Autotranslation (that is, the Perform Translation for character data checkboxes in newer ODBC applications) converts character data from the client code page to the server code page before sending the data to the server, using Unicode as a translation medium. However, the 3.7 SQL Server ODBC driver also converts all SQL statements sent as a language event to Unicode before placing them on the wire, which has an effect that is similar to Autotranslation but is not governed by the Autotranslation setting. In contrast, character data flowing from the server back to the clients respect the Autotranslation flag; if Autotranslation is turned off the data arrives at the client application with the same character codes as the data had on the server. Similarly, translation of data for client-to-server RPC events can be disabled by turning off Autotranslation. A simple script that demonstrates how the behavior affects language events follows. This example was run from Query Analyzer on a code page 1252 client connecting to a code page 437 server:

-- Turn Autotranslation off here.
 USE tempdb
 GO
 CREATE TABLE t1 (c1 int, c2 char(1))
 GO

-- Enter a yen character, using the keystroke ALT-0165.
 INSERT INTO t1 VALUES (1, '¥') 
 SELECT c1, c2, ASCII (c2) FROM t1

c1 c2 
 ----------- ---- ----------- 
 1  157

(1 row(s) affected)

The following about the preceding example:

Even though Autotranslation was off during this batch, the character code 165 (yen in code page 1252) was converted to 157 (yen in code page 437). This is because the ODBC driver converted the SQL string to Unicode before sending it the server, so the server was able to convert it to the appropriate character for storage in code page 437.
When the client ran a SELECT to retrieve the data that had been stored, the character 157 arrived non-translated at the client (157 shows up as a box '' on a code page 1252 client). This is because the conversion discussed in this article only applies to data sent from the client to the server, not from the server to the client. The data was not translated because the Autotranslation setting is off.
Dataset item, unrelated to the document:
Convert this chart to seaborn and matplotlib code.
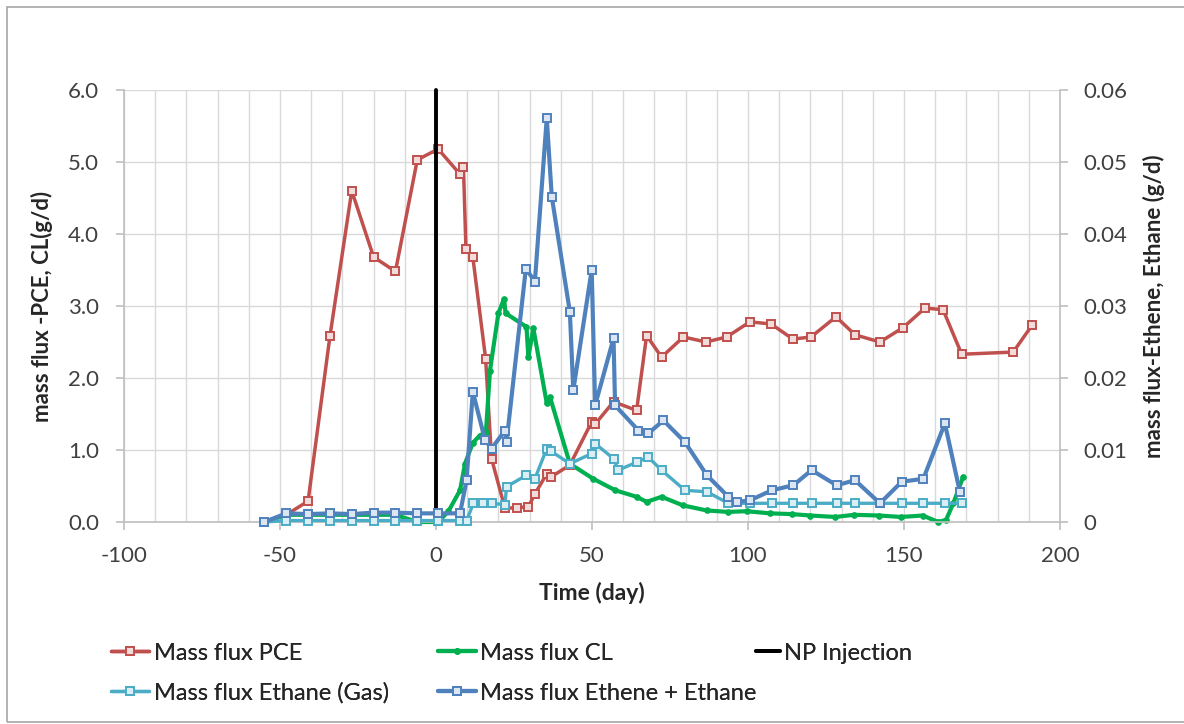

-- Turn Autotranslation back on before running the following batch.
 INSERT INTO t1 VALUES (2, '¥')
 SELECT c1, c2, ASCII (c2) FROM t1

c1 c2 
 ----------- ---- ----------- 
 1 ¥ 157
 2 ¥ 157

(2 row(s) affected)

In this case, turning Autotranslation back on had no effect on the translation from the client to the server (that is, the same correct translation from character code 165 to character code 157 happened), but it did have an effect on the data retrieved from the server. When the SELECT statement is run this time (with Autotranslation on), the yen symbols display correctly in the code page 1252 application because they have been translated from character code 157 back to character code 165 by the Autotranslation mechanism.

You will see this behavior (conversion of language events to Unicode on the client) when using any SQL Server ODBC driver version 3.70 or later and connecting to SQL Server 7.0 or later. It will not occur when using older ODBC drivers, or when using the 3.7 driver to connect to SQL Server 6.5 or earlier. In addition, if you are storing your data in Unicode columns (NCHAR/NVARCHAR/NTEXT) the conversion will not be an issue.

For more information about how character data is represented in SQL Server 2005, see Character data is represented incorrectly when the code page of the client computer differs from the code page of the database in SQL Server 2005.